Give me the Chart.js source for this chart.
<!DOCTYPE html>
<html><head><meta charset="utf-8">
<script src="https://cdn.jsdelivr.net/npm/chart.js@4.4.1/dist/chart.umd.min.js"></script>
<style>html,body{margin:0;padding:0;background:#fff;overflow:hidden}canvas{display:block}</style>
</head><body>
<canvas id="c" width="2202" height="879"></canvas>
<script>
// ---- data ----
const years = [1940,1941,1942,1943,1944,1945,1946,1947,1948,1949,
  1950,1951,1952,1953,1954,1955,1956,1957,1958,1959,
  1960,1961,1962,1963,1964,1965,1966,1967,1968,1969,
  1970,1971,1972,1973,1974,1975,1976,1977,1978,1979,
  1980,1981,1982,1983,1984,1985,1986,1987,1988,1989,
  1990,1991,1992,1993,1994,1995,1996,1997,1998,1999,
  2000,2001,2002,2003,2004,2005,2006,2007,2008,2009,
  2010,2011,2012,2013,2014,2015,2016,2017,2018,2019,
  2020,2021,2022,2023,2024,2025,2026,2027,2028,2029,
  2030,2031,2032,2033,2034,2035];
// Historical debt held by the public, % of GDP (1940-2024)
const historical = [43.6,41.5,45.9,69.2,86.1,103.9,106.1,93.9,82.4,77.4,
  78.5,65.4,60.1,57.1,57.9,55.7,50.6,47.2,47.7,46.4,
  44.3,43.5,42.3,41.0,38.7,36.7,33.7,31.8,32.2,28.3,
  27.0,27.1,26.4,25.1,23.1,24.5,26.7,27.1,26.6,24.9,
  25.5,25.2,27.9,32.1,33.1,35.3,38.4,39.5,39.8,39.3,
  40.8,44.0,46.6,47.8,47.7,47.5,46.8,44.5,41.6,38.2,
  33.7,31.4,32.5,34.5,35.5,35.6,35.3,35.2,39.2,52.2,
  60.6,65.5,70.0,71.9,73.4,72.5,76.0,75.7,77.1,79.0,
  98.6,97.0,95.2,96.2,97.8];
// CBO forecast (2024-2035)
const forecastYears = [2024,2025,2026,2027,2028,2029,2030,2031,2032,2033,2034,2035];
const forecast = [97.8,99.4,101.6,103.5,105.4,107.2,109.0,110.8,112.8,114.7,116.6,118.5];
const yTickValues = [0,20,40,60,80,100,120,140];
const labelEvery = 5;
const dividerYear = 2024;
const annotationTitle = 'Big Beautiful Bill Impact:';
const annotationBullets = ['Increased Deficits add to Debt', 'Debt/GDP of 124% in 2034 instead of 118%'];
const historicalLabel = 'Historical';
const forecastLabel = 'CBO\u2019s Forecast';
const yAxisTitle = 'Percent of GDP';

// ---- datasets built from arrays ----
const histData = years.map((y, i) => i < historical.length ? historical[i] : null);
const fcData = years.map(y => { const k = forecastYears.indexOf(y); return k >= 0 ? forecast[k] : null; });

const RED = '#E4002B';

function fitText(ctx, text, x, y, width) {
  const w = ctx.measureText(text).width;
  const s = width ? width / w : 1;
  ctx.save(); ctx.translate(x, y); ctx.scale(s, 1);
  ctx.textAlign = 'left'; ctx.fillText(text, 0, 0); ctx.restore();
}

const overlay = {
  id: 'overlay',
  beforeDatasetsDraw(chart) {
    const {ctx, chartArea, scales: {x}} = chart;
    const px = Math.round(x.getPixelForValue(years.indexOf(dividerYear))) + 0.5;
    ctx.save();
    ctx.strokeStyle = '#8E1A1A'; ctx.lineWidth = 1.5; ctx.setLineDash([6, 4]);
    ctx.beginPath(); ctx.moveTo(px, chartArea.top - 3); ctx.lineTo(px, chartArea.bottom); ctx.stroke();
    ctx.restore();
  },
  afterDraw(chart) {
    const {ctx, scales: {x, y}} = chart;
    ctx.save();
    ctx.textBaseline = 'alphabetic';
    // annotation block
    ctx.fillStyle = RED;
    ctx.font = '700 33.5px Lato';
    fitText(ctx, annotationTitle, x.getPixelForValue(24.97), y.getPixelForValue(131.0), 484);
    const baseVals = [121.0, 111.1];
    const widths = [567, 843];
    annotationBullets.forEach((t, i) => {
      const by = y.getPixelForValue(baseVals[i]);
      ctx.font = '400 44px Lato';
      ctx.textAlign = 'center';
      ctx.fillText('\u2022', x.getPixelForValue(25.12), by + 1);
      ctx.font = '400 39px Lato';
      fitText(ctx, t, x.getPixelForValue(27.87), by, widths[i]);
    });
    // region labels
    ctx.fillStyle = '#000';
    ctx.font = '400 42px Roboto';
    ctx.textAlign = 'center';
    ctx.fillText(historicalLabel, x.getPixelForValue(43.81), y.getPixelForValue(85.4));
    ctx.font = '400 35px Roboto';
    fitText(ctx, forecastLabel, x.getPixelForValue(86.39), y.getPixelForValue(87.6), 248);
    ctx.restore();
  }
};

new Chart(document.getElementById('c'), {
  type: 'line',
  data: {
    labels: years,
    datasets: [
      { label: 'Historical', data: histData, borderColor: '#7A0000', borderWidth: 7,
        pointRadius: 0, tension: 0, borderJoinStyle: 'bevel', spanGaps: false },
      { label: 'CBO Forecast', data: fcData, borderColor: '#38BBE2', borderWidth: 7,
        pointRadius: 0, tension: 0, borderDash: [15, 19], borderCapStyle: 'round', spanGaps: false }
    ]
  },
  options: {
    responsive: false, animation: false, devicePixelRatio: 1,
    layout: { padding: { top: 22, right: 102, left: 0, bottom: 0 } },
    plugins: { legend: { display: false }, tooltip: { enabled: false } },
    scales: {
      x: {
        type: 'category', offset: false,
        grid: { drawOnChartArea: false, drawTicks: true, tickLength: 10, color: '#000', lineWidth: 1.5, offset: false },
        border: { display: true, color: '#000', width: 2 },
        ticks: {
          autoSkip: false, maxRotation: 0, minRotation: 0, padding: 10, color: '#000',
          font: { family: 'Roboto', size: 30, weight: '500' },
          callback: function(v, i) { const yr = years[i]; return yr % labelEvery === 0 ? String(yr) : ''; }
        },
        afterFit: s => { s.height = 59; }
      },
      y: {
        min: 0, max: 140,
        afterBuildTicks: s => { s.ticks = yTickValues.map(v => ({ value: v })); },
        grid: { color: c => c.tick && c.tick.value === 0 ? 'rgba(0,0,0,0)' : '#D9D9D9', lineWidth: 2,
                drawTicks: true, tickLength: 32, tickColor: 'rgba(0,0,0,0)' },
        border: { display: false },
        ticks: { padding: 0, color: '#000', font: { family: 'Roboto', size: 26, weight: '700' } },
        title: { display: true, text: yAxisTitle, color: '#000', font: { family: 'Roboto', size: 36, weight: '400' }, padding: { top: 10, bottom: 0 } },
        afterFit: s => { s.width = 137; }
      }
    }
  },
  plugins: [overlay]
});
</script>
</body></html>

(AIM OF THE TASK)
Output every line above without altering anything.

(TASK SOLUTION)
Give me the Chart.js source for this chart.
<!DOCTYPE html>
<html><head><meta charset="utf-8">
<script src="https://cdn.jsdelivr.net/npm/chart.js@4.4.1/dist/chart.umd.min.js"></script>
<style>html,body{margin:0;padding:0;background:#fff;overflow:hidden}canvas{display:block}</style>
</head><body>
<canvas id="c" width="2202" height="879"></canvas>
<script>
// ---- data ----
const years = [1940,1941,1942,1943,1944,1945,1946,1947,1948,1949,
  1950,1951,1952,1953,1954,1955,1956,1957,1958,1959,
  1960,1961,1962,1963,1964,1965,1966,1967,1968,1969,
  1970,1971,1972,1973,1974,1975,1976,1977,1978,1979,
  1980,1981,1982,1983,1984,1985,1986,1987,1988,1989,
  1990,1991,1992,1993,1994,1995,1996,1997,1998,1999,
  2000,2001,2002,2003,2004,2005,2006,2007,2008,2009,
  2010,2011,2012,2013,2014,2015,2016,2017,2018,2019,
  2020,2021,2022,2023,2024,2025,2026,2027,2028,2029,
  2030,2031,2032,2033,2034,2035];
// Historical debt held by the public, % of GDP (1940-2024)
const historical = [43.6,41.5,45.9,69.2,86.1,103.9,106.1,93.9,82.4,77.4,
  78.5,65.4,60.1,57.1,57.9,55.7,50.6,47.2,47.7,46.4,
  44.3,43.5,42.3,41.0,38.7,36.7,33.7,31.8,32.2,28.3,
  27.0,27.1,26.4,25.1,23.1,24.5,26.7,27.1,26.6,24.9,
  25.5,25.2,27.9,32.1,33.1,35.3,38.4,39.5,39.8,39.3,
  40.8,44.0,46.6,47.8,47.7,47.5,46.8,44.5,41.6,38.2,
  33.7,31.4,32.5,34.5,35.5,35.6,35.3,35.2,39.2,52.2,
  60.6,65.5,70.0,71.9,73.4,72.5,76.0,75.7,77.1,79.0,
  98.6,97.0,95.2,96.2,97.8];
// CBO forecast (2024-2035)
const forecastYears = [2024,2025,2026,2027,2028,2029,2030,2031,2032,2033,2034,2035];
const forecast = [97.8,99.4,101.6,103.5,105.4,107.2,109.0,110.8,112.8,114.7,116.6,118.5];
const yTickValues = [0,20,40,60,80,100,120,140];
const labelEvery = 5;
const dividerYear = 2024;
const annotationTitle = 'Big Beautiful Bill Impact:';
const annotationBullets = ['Increased Deficits add to Debt', 'Debt/GDP of 124% in 2034 instead of 118%'];
const historicalLabel = 'Historical';
const forecastLabel = 'CBO\u2019s Forecast';
const yAxisTitle = 'Percent of GDP';

// ---- datasets built from arrays ----
const histData = years.map((y, i) => i < historical.length ? historical[i] : null);
const fcData = years.map(y => { const k = forecastYears.indexOf(y); return k >= 0 ? forecast[k] : null; });

const RED = '#E4002B';

function fitText(ctx, text, x, y, width) {
  const w = ctx.measureText(text).width;
  const s = width ? width / w : 1;
  ctx.save(); ctx.translate(x, y); ctx.scale(s, 1);
  ctx.textAlign = 'left'; ctx.fillText(text, 0, 0); ctx.restore();
}

const overlay = {
  id: 'overlay',
  beforeDatasetsDraw(chart) {
    const {ctx, chartArea, scales: {x}} = chart;
    const px = Math.round(x.getPixelForValue(years.indexOf(dividerYear))) + 0.5;
    ctx.save();
    ctx.strokeStyle = '#8E1A1A'; ctx.lineWidth = 1.5; ctx.setLineDash([6, 4]);
    ctx.beginPath(); ctx.moveTo(px, chartArea.top - 3); ctx.lineTo(px, chartArea.bottom); ctx.stroke();
    ctx.restore();
  },
  afterDraw(chart) {
    const {ctx, scales: {x, y}} = chart;
    ctx.save();
    ctx.textBaseline = 'alphabetic';
    // annotation block
    ctx.fillStyle = RED;
    ctx.font = '700 33.5px Lato';
    fitText(ctx, annotationTitle, x.getPixelForValue(24.97), y.getPixelForValue(131.0), 484);
    const baseVals = [121.0, 111.1];
    const widths = [567, 843];
    annotationBullets.forEach((t, i) => {
      const by = y.getPixelForValue(baseVals[i]);
      ctx.font = '400 44px Lato';
      ctx.textAlign = 'center';
      ctx.fillText('\u2022', x.getPixelForValue(25.12), by + 1);
      ctx.font = '400 39px Lato';
      fitText(ctx, t, x.getPixelForValue(27.87), by, widths[i]);
    });
    // region labels
    ctx.fillStyle = '#000';
    ctx.font = '400 42px Roboto';
    ctx.textAlign = 'center';
    ctx.fillText(historicalLabel, x.getPixelForValue(43.81), y.getPixelForValue(85.4));
    ctx.font = '400 35px Roboto';
    fitText(ctx, forecastLabel, x.getPixelForValue(86.39), y.getPixelForValue(87.6), 248);
    ctx.restore();
  }
};

new Chart(document.getElementById('c'), {
  type: 'line',
  data: {
    labels: years,
    datasets: [
      { label: 'Historical', data: histData, borderColor: '#7A0000', borderWidth: 7,
        pointRadius: 0, tension: 0, borderJoinStyle: 'bevel', spanGaps: false },
      { label: 'CBO Forecast', data: fcData, borderColor: '#38BBE2', borderWidth: 7,
        pointRadius: 0, tension: 0, borderDash: [15, 19], borderCapStyle: 'round', spanGaps: false }
    ]
  },
  options: {
    responsive: false, animation: false, devicePixelRatio: 1,
    layout: { padding: { top: 22, right: 102, left: 0, bottom: 0 } },
    plugins: { legend: { display: false }, tooltip: { enabled: false } },
    scales: {
      x: {
        type: 'category', offset: false,
        grid: { drawOnChartArea: false, drawTicks: true, tickLength: 10, color: '#000', lineWidth: 1.5, offset: false },
        border: { display: true, color: '#000', width: 2 },
        ticks: {
          autoSkip: false, maxRotation: 0, minRotation: 0, padding: 10, color: '#000',
          font: { family: 'Roboto', size: 30, weight: '500' },
          callback: function(v, i) { const yr = years[i]; return yr % labelEvery === 0 ? String(yr) : ''; }
        },
        afterFit: s => { s.height = 59; }
      },
      y: {
        min: 0, max: 140,
        afterBuildTicks: s => { s.ticks = yTickValues.map(v => ({ value: v })); },
        grid: { color: c => c.tick && c.tick.value === 0 ? 'rgba(0,0,0,0)' : '#D9D9D9', lineWidth: 2,
                drawTicks: true, tickLength: 32, tickColor: 'rgba(0,0,0,0)' },
        border: { display: false },
        ticks: { padding: 0, color: '#000', font: { family: 'Roboto', size: 26, weight: '700' } },
        title: { display: true, text: yAxisTitle, color: '#000', font: { family: 'Roboto', size: 36, weight: '400' }, padding: { top: 10, bottom: 0 } },
        afterFit: s => { s.width = 137; }
      }
    }
  },
  plugins: [overlay]
});
</script>
</body></html>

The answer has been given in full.